OK, this is where it gets a bit more complicated. The Squeak Interpreter class is written in Smalltalk, but all of its instance methods get translated to C and form the core of the Squeak virtual machine (that huge file named "interp.c" on most platforms). There are class methods in this class that create the primitive index table (where element 614 will point to our code), and the instance methods whose names correspond to the names given in the primitive table are the actual bodies of the primitives. These "glue" methods typically unpack the arguments from the stack, call the actual C code of the primitive, and handle the return values.

There is a great deal of flexibility here, and interested readers are encouraged to read and analyze more of the Interpreter primitive methods (for example the sound I/O or network interface methods). Remember that these are all translated to C, so they cannot use all the language features of Smalltalk. (I'd give you the deatils of the Smalltalk-to-C translator if I understood them.)
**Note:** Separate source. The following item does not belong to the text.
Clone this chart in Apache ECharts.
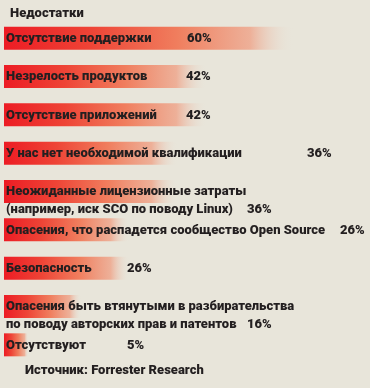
<!DOCTYPE html>
<html><head><meta charset="utf-8">
<script src="https://cdn.jsdelivr.net/npm/echarts@6/dist/echarts.min.js"></script>
<style>html,body{margin:0;padding:0;background:#e8e5da;}#c{width:370px;height:388px;}</style>
</head><body><div id="c"></div>
<script>
const title = 'Недостатки';
const source = 'Источник: Forrester Research';
const categories = [
  'Отсутствие поддержки',
  'Незрелость продуктов',
  'Отсутствие приложений',
  'У нас нет необходимой квалификации',
  'Неожиданные лицензионные затраты\n(например, иск SCO по поводу Linux)',
  'Опасения, что распадется сообщество Open Source',
  'Безопасность',
  'Опасения быть втянутыми в разбирательства\nпо поводу авторских прав и патентов',
  'Отсутствуют'
];
const values = [60, 42, 42, 36, 36, 26, 26, 16, 5];

// layout: x (px) where each percent label starts
const pctX = [187, 186, 186, 307, 247, 340, 127, 247, 127];

const FONT = 'Roboto';
const labelStartX = 6;
const gridLeft = 4;

const chart = echarts.init(document.getElementById('c'), null, {renderer: 'canvas'});
const grad = new echarts.graphic.LinearGradient(0, 0, 1, 0, [
  {offset: 0, color: '#ec1c24'},
  {offset: 0.3, color: '#ee4436'},
  {offset: 0.6, color: '#f07e5e'},
  {offset: 0.85, color: 'rgba(238,170,145,0.9)'},
  {offset: 1, color: 'rgba(232,229,218,0)'}
]);

const txt = {fontFamily: FONT, fontWeight: 900, fontSize: 13, color: '#231f20', lineHeight: 18};

const data = values.map((v, i) => ({
  value: v,
  label: {
    rich: {
      n: Object.assign({width: pctX[i] - labelStartX}, txt),
      v: Object.assign({}, txt)
    }
  }
}));

chart.setOption({
  backgroundColor: '#e8e5da',
  animation: false,
  title: [
    {text: title, left: 5, top: 2, textStyle: {fontFamily: FONT, fontWeight: 900, fontSize: 13, color: '#231f20'}},
    {text: source, left: 20, top: 359, textStyle: {fontFamily: FONT, fontWeight: 900, fontSize: 13, color: '#231f20'}}
  ],
  grid: {left: gridLeft, right: 4, top: 19, height: 345},
  xAxis: {type: 'value', min: 0, max: 75, show: false},
  yAxis: {type: 'category', data: categories, inverse: true, show: false},
  series: [{
    type: 'bar',
    data: data,
    barWidth: 23,
    itemStyle: {color: grad},
    label: {
      show: true,
      position: [labelStartX - gridLeft, 3],
      verticalAlign: 'top',
      align: 'left',
      formatter: function (p) {
        const lines = categories[p.dataIndex].split('\n');
        return lines.map((l, k) => '{n|' + l + '}' + (k === lines.length - 1 ? '{v|' + values[p.dataIndex] + '%}' : '')).join('\n');
      }
    }
  }]
});
</script>
</body></html>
The example that follows demonstrates the basic flow of the several stages in a typical glue method:

1) unpack the argument(s) from the stack;
2) test the arguments for validity (optional);
3) call the C function that implements the primitive (optional);
4) pop the arguments (and possible the receiver) off of the stack; and
5) push the return value onto the stack.

I have annotated the method below with these stages (in parentheses). Also note that I generally include both the Smalltalk method header and C function prototype as comments in this method; this makes debugging it much easier. In the Interpreter (and/or DynamicInterpreter) class, we have to write,

	primitiveReadMIDIPacket
		"Read a message (a MIDIPacket) from the MIDI interface."
		"ST: PrimMIDIPort primReadPacket: packet data: data"
		"C: int sqReadMIDIPacket (int packet, int data);"

		| packet data answer |
	"Get the arguments"
(1)		 data := self stackValue: 0.
(1)		 packet := self stackValue: 1.
	"Make sure that 'data' is byte-like"
(2)		 self success: (self isBytes: data).
	"Call the primitive"
		successFlag
(3)		 ifTrue: [answer := self cCode: 'sqReadMIDIPacket (packet, data + 4)'].
	"Pop the args and rcvr object"
		successFlag
(4)			 ifTrue: [self pop: 3.
	"Answer the number of data bytes read"
(5)				 self push: (self integerObjectOf: answer)]

For (1), note that the arguments are pushed onto the stack in reverse order (so the last argument is stack(0), the next-to-last is stack(1), etc.). There are methods (in ObjectMemory, the superclass if Interpreter) that allow you to get integers and other kind of things from the stack with automatic conversion. (Look at the other primitive methods in class Interpreter for lots of examples.) Since both of the arguments here are pointers, I use stackValue:.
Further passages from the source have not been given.